Yanity, who told the KP News he supports the need for more funding, voted no on a resolution by the commissioners to place a levy lid lift on the ballot. He gave no indication about that move during the three work sessions preceding the vote. He had also announced he planned to spearhead a campaign against the levy, saying his constituents are demanding a better physical fitness and drug testing policy.
“I think it’s poor decision-making to hold citizens hostage like this,” Robert Bosch, president of the firefighters’ union, Local 3152 IAFF, said during the public comment period at a recent board meeting, referring to Yanity’s comments to reporters that he would not support a levy until the policies are changed. “I would appreciate if Mr. Yanity wouldn’t screw with the firefighters and this community. It should be addressed in a formal matter, not in the media.”
The current policy, which was implemented in 2005 after several years of fine-tuning, addresses drug and alcohol screenings, and physical as well as psychological examinations. “I would argue those policies work,” Fire Chief Tom Lique said. “If an issue is identified, the policy will do what is supposed to.”
In addition, a physical fitness program requirement is part of the district’s three-year labor contract. The agreement requires one hour of physical fitness activities during every 24-hour shift, and an additional hour twice a week for day shift personnel. Firefighters point out the district cannot single out anyone based on physical appearance, and that just because they “don’t look like models” does not mean they cannot perform their jobs.
Commissioner Bosch contends Yanity came on board “with his own agenda,” including looking for ways to fire Bosch’s two sons, who are longtime district firefighters. Bosch had helped Yanity campaign against Fred Ramsdell in 1999 (Ramsdell was elected), and they both acknowledge they had been good friends for a long time until now.
Bosch says Yanity’s decision against a levy election is “like standing at the polls and not letting people get into the door and saying, ‘I’ve already taken care of you.’” “Why don’t you want the people to take that vote?” he said.
Yanity said he’s heard “everybody” saying he has a vendetta, and denies that allegation. “What I’m out to do is get the best firefighting crew I can,” he said. “I don’t want to fire anybody, I want to fix them.” He said he voted against the levy resolution because “it’s the only weapon I had” to try to get the district to change its fitness for duty policy.
Their disagreements have often caused the two commissioners to cast opposing votes on various motions, and the district administration admits the meetings can be unproductive.
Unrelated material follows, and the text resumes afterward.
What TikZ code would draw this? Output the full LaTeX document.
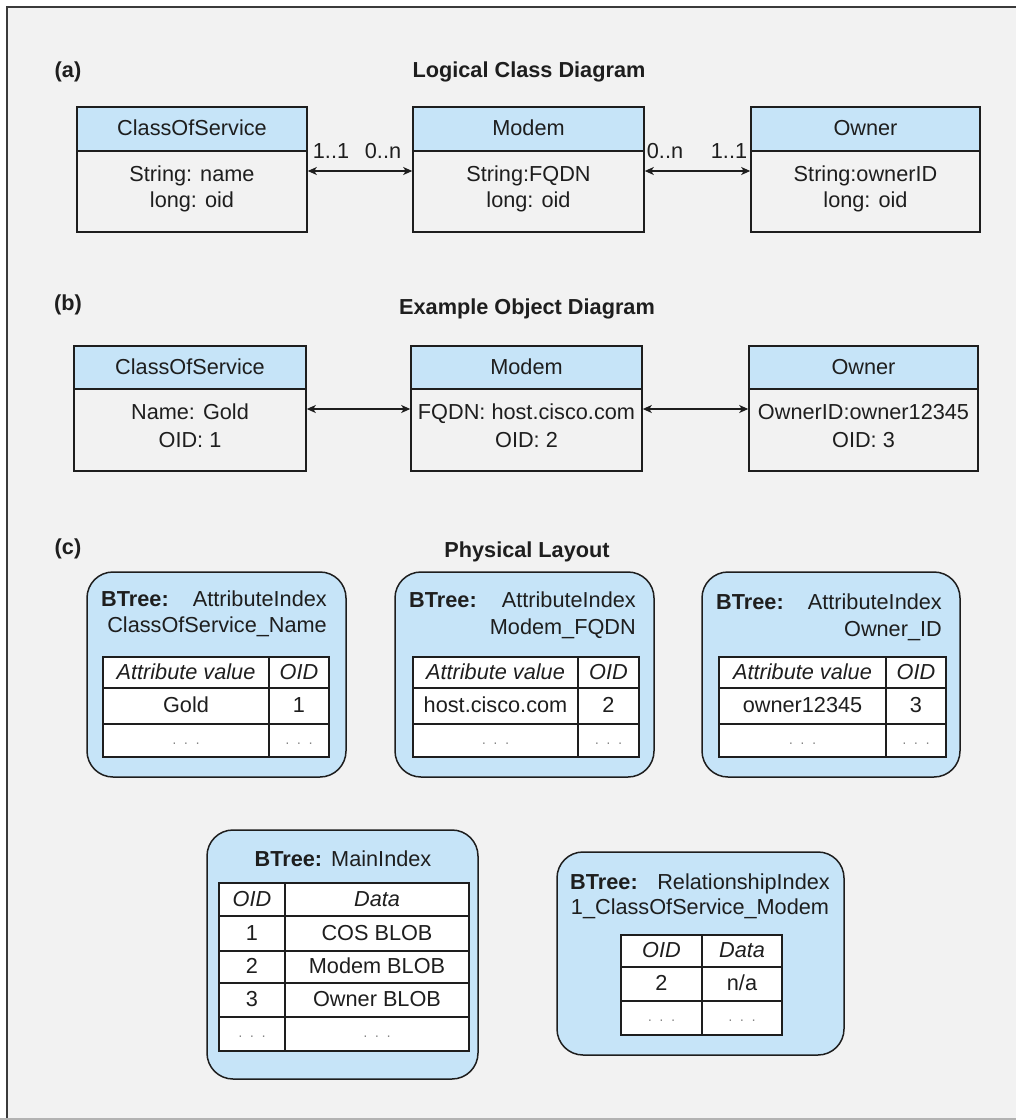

But Lique points to the new rescue truck, recently purchased with voter-approved funding, as proof that the district is moving forward. He agrees that the rift among the commissioners could have a “huge impact” on the district’s ability to pass the levy, but encourages the public to think about their experiences with the rescue service and the growing needs when casting their votes. He says the citizens should be involved in what the district does, and should contact him with any questions.
“As a fire department, we have to remember it’s the citizens telling us what to do,” he said. “The citizens have to remember they put the commissioners here and they work for the community.”
Rumors have been circulating regarding a potential recall, but no one has come forward with an official campaign. Talks about a recall are not new for the fire district, nor are heated disagreements between commissioners–some old timers recall screaming and shouting matches at meetings years back.
“We’ve got some good guys (firefighters) who’ve been through some ups and downs,” said Ruth Bramhall, a former commissioner who continues to be involved with the district. “It’s hurtful to know we’ve made a lot of progress …and see it torn down like that.”
Yanity told the KP News in late June that he and Local President Robert Bosch had just attended a health and safety symposium in Phoenix and had a chance to work out their differences. In exchange for his support of the levy election, he said Bosch agreed to entertain his request of asking the Labor Management Committee to “work out the issue.” The committee, comprised of district and union representatives, does not replace collective bargaining, however, and a policy change would still have to be part of labor negotiations.
Robert Bosch confirmed the agreement, but said the union’s position has not changed. In an interview preceding this development, he characterized the issue as “getting extremely out of hand” and as “being destructive to the labor and management relationships that have been built over the past few years.”
He said regarding his agreement with Yanity, “That has nothing to do with negotiations, it’s simply saying we’ll talk about the subject in labor management… If he opposes the levy, we would withdraw support of discussions about drug testing.”
Yanity said the June 26 commissioners’ meeting would be the deciding factor on how things proceed. The meeting occurred after the KP News press deadline.